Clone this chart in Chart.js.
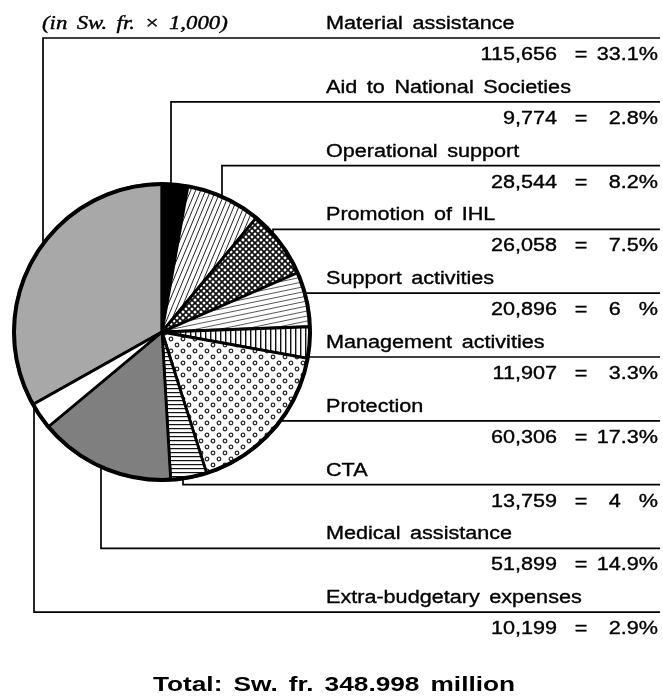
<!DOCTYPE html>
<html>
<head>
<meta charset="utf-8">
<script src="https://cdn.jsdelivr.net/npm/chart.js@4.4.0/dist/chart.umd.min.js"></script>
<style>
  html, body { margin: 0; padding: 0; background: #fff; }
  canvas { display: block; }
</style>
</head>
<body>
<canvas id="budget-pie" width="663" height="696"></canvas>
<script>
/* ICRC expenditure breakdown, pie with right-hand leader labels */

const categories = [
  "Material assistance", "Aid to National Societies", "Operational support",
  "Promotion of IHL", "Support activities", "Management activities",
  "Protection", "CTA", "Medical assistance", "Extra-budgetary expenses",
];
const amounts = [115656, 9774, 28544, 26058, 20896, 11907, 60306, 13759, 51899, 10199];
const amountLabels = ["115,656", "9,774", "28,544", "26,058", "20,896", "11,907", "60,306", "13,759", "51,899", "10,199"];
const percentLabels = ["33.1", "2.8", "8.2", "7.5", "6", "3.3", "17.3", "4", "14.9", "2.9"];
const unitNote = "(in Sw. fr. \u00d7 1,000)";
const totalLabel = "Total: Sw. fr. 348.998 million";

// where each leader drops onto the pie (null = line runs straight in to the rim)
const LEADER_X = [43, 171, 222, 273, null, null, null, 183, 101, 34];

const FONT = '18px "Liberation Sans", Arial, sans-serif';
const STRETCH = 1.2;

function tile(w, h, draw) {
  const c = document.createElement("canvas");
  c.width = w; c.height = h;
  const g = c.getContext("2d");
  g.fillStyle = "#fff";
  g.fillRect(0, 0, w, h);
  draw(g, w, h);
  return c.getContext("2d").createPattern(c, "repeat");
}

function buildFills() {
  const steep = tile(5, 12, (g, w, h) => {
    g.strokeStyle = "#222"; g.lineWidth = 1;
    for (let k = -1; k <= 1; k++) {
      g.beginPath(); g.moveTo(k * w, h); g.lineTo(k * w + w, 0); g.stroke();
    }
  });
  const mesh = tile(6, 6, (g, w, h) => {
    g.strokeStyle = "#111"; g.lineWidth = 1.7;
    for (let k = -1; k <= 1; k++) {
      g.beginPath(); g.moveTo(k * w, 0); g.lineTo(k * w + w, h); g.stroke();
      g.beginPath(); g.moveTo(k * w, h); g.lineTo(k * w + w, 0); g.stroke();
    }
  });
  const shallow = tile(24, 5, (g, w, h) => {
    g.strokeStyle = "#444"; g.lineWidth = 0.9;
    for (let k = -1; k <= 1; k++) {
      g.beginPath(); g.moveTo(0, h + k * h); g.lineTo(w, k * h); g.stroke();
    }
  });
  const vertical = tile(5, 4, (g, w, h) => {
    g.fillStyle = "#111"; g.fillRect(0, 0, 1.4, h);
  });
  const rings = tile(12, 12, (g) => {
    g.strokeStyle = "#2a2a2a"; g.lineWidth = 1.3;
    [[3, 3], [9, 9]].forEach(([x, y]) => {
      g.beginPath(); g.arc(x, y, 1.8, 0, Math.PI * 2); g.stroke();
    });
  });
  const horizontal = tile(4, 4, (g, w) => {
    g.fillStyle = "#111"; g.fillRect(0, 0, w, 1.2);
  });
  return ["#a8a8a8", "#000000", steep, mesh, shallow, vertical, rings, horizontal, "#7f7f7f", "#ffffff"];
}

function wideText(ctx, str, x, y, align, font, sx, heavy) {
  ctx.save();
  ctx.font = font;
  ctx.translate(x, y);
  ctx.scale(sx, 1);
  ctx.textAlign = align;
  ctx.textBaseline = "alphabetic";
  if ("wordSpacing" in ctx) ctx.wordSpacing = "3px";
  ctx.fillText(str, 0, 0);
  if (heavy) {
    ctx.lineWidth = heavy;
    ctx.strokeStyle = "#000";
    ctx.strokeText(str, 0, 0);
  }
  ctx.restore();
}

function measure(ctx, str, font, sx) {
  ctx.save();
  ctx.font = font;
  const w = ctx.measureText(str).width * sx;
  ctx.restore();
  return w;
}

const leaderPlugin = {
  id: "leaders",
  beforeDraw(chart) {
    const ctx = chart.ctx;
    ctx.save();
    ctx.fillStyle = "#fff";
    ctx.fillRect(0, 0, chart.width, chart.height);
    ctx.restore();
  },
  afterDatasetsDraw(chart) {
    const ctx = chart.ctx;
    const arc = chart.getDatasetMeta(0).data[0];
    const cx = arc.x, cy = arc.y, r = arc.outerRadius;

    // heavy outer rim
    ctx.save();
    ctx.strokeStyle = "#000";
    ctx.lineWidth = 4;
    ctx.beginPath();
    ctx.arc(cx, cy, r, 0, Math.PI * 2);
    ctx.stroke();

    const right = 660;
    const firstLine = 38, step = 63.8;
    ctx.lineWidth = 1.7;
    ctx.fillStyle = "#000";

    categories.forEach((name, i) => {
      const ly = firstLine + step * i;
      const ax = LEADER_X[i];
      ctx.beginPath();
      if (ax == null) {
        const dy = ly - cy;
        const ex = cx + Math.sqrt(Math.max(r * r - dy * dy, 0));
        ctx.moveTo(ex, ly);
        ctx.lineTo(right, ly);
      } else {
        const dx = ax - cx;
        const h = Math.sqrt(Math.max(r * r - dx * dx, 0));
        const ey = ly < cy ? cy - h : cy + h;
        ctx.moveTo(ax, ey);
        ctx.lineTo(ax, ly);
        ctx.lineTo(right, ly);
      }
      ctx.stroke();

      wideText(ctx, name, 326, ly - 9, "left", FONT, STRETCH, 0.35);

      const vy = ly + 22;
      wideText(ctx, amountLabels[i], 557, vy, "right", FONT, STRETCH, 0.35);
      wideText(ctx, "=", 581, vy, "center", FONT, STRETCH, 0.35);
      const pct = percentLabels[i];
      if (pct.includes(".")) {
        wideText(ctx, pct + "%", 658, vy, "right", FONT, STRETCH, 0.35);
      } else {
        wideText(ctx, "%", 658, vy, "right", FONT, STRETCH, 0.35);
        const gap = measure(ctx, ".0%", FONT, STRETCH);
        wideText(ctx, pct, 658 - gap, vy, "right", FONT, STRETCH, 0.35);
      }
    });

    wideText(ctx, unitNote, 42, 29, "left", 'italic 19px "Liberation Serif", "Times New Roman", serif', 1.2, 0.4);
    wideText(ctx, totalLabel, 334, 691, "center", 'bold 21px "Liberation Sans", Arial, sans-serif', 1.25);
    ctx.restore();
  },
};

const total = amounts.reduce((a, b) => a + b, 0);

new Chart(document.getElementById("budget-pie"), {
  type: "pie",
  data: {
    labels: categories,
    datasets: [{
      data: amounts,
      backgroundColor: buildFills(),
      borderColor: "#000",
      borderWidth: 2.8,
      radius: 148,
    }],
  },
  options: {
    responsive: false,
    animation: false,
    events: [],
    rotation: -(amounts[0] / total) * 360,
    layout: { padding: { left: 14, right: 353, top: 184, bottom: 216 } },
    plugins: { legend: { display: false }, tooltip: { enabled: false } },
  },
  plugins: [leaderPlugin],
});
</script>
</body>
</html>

■ Task statement:
Repeat the listing above from its first line through the line that contains "leader labels */", both included, and nothing more. Drop the pictures.

■ Task answer:
Clone this chart in Chart.js.
<!DOCTYPE html>
<html>
<head>
<meta charset="utf-8">
<script src="https://cdn.jsdelivr.net/npm/chart.js@4.4.0/dist/chart.umd.min.js"></script>
<style>
  html, body { margin: 0; padding: 0; background: #fff; }
  canvas { display: block; }
</style>
</head>
<body>
<canvas id="budget-pie" width="663" height="696"></canvas>
<script>
/* ICRC expenditure breakdown, pie with right-hand leader labels */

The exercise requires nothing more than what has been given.